Robustecer o pacto intergeracional é também olhar seriamente para uma das nossas gerações mais vulneráveis, que é a dos jovens adultos, abaixo dos 35 anos; geração que, praticamente numa década, vê abater-se sobre as suas aspirações, uma segunda crise económica grave. Jovens adultos, muitos deles com uma alta qualificação escolar, remetidos para uma experiência interminável de trabalho precário ou de atividades informais que os obrigam sucessivamente a adiar os legítimos sonhos de autonomia pessoal, de lançar raízes familiares, de ter filhos e de se realizarem.

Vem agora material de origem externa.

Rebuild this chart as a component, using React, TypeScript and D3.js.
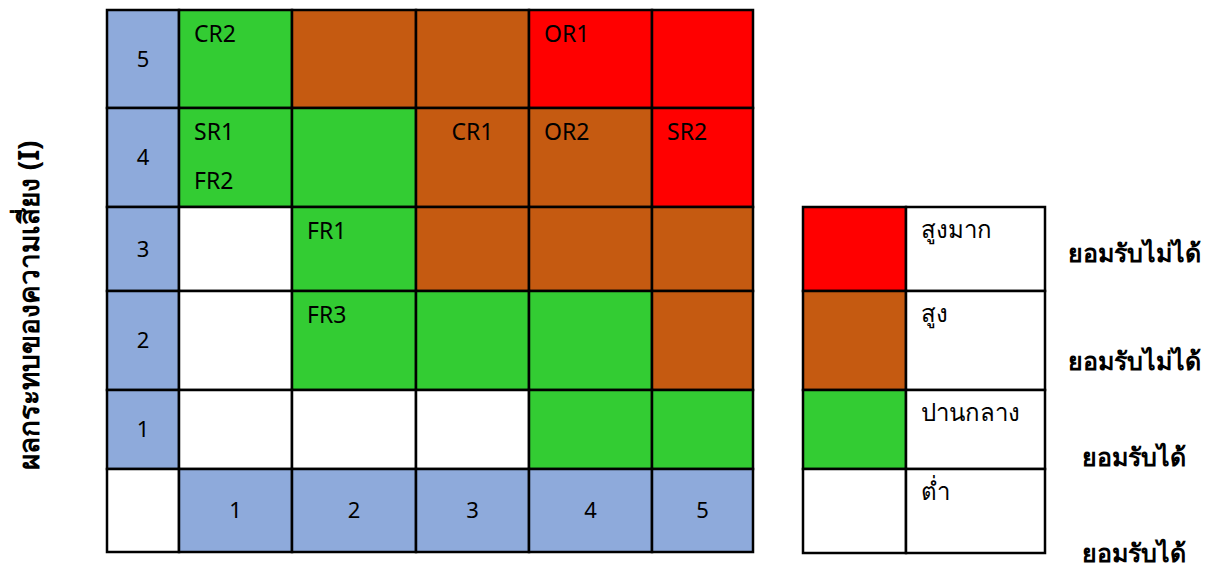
import React from 'react';
import * as d3 from 'd3';

// likelihood (columns) and impact (rows, top to bottom)
const likelihood = [1, 2, 3, 4, 5];
const impact = [5, 4, 3, 2, 1];

// risk level per cell, rows follow `impact`, columns follow `likelihood`
const levelMatrix = [
  ['moderate', 'high', 'high', 'veryHigh', 'veryHigh'],
  ['moderate', 'moderate', 'high', 'high', 'veryHigh'],
  ['low', 'moderate', 'high', 'high', 'high'],
  ['low', 'moderate', 'moderate', 'moderate', 'high'],
  ['low', 'low', 'low', 'moderate', 'moderate'],
];

// risks placed by likelihood (L) and impact (I)
const riskCodes = ['CR2', 'OR1', 'SR1', 'FR2', 'CR1', 'OR2', 'SR2', 'FR1', 'FR3'];
const riskL = [1, 4, 1, 1, 3, 4, 5, 2, 2];
const riskI = [5, 5, 4, 4, 4, 4, 4, 3, 2];

const levels = ['veryHigh', 'high', 'moderate', 'low'];
const levelNames = ['สูงมาก', 'สูง', 'ปานกลาง', 'ต่ำ'];
const acceptance = ['ยอมรับไม่ได้', 'ยอมรับไม่ได้', 'ยอมรับได้', 'ยอมรับได้'];

const yTitle = 'ผลกระทบของความเสี่ยง (I)';

const colors = d3
  .scaleOrdinal<string, string>()
  .domain(levels)
  .range(['#ff0000', '#c55a11', '#33cc33', '#ffffff']);

const HEADER = '#8eaadb';
const FONT = "Tahoma, 'Noto Sans', 'DejaVu Sans', sans-serif";

export default function App() {
  // uneven grid edges, mapped piecewise
  const x = d3.scaleLinear().domain(d3.range(7)).range([107, 179, 292, 416, 529, 652, 753]);
  const y = d3.scaleLinear().domain(d3.range(7)).range([10, 108, 207, 291, 390, 469, 552]);
  const lx = d3.scaleLinear().domain([0, 1, 2]).range([803, 906, 1045]);
  const ly = d3.scaleLinear().domain(d3.range(5)).range([207, 291, 390, 469, 553]);
  const acceptBaseline = [262, 370, 466, 562];

  const cells: any[] = [];
  impact.forEach((imp, r) => {
    cells.push({ key: `h${r}`, c: 0, r, fill: HEADER, text: String(imp) });
    likelihood.forEach((lk, c) => {
      cells.push({ key: `c${r}-${c}`, c: c + 1, r, fill: colors(levelMatrix[r][c]) });
    });
  });
  cells.push({ key: 'corner', c: 0, r: 5, fill: '#ffffff' });
  likelihood.forEach((lk, c) => {
    cells.push({ key: `b${c}`, c: c + 1, r: 5, fill: HEADER, text: String(lk) });
  });

  // stack risks sharing a cell
  const seen: Record<string, number> = {};
  const labels = riskCodes.map((code, i) => {
    const k = `${riskL[i]}-${riskI[i]}`;
    const n = seen[k] || 0;
    seen[k] = n + 1;
    const c = likelihood.indexOf(riskL[i]) + 1;
    const r = impact.indexOf(riskI[i]);
    const centered = code === 'CR1';
    return {
      code,
      x: centered ? (x(c) + x(c + 1)) / 2 : x(c) + 15,
      y: y(r) + 32 + n * 49,
      anchor: centered ? 'middle' : 'start',
    };
  });

  return (
    <svg width={1210} height={568} style={{ position: 'absolute', left: 0, top: 0, background: '#fff' }}
      fontFamily={FONT}>
      <text transform={`translate(39,${(y(0) + y(6)) / 2 + 24}) rotate(-90)`} textAnchor="middle"
        fontSize={28} fontWeight="bold" fill="#000">{yTitle}</text>

      <g>
        {cells.map(d => (
          <rect key={d.key} x={x(d.c)} y={y(d.r)} width={x(d.c + 1) - x(d.c)} height={y(d.r + 1) - y(d.r)}
            fill={d.fill} stroke="#000" strokeWidth={2.5} />
        ))}
        {cells.filter(d => d.text).map(d => (
          <text key={'t' + d.key} x={(x(d.c) + x(d.c + 1)) / 2} y={(y(d.r) + y(d.r + 1)) / 2}
            dy="0.35em" textAnchor="middle" fontSize={22} fill="#000">{d.text}</text>
        ))}
        {labels.map(d => (
          <text key={d.code} x={d.x} y={d.y} textAnchor={d.anchor} fontSize={23} fill="#000">{d.code}</text>
        ))}
      </g>

      <g>
        {levels.map((lv, i) => (
          <g key={lv}>
            <rect x={lx(0)} y={ly(i)} width={lx(1) - lx(0)} height={ly(i + 1) - ly(i)}
              fill={colors(lv)} stroke="#000" strokeWidth={2.5} />
            <rect x={lx(1)} y={ly(i)} width={lx(2) - lx(1)} height={ly(i + 1) - ly(i)}
              fill="#fff" stroke="#000" strokeWidth={2.5} />
            <text x={lx(1) + 15} y={ly(i) + 31} fontSize={24} fill="#000">{levelNames[i]}</text>
            <text x={1134} y={acceptBaseline[i]} textAnchor="middle" fontSize={25} fontWeight="bold"
              fill="#000">{acceptance[i]}</text>
          </g>
        ))}
      </g>
    </svg>
  );
}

Implementar um novo pacto ambiental

A pandemia veio, por fim, expor a urgência de um novo pacto ambiental. Hoje é impossível não ver a dimensão do problema ecológico e climático, que têm uma clara raiz sistémica. Não podemos continuar a chamar progresso àquilo que para as frágeis condições do planeta, ou para a existência dos outros seres vivos, tem sido uma evidente regressão. Num dos textos centrais deste século XXI, a Encíclica Laudato Sii’, o Papa Francisco exorta a uma «ecologia integral», onde o presente e o futuro da nossa humanidade se pense a par do presente e do futuro da grande casa comum. Está tudo conectado. Precisamos de construir uma ecologia do mundo, onde em vez de senhores despóticos apareçamos como cuidadores sensatos, praticando uma ética da criação, que tenha expressão jurídica efetiva nos tratados transnacionais, mas também nos estilos de vida, nas escolhas e nas expressões mais domésticas do nosso quotidiano.

Uma viagem que fazemos juntos

Camões n’Os Lusíadas não apenas documentou um país em viagem, mas foi mais longe: representou o próprio país como viagem. Portugal é uma viagem que fazemos juntos há quase nove séculos. E o maior tesouro que esta nos tem dado é a possibilidade de ser-em-comum, esta tarefa apaixonante e sempre inacabada de plasmar uma comunidade aberta e justa, de mulheres e homens livres, onde todos são necessários, onde todos se sentem - e efetivamente são - corresponsáveis pelo incessante trânsito que liga a multiplicidade das raízes à composição ampla e esperançosa do futuro. Portugal é e será, por isso, uma viagem que fazemos juntos. E uma grande viagem é como um grande amor. Uma viagem assim - explica Maria Gabriela Llansol, uma das vozes mais límpidas da nossa contemporaneidade -, não se esgota, nem cancela na fugaz temporalidade da história, mas constitui uma espécie de «rasto do fulgor» que exprime a ardente natureza do sentido que interrogamos.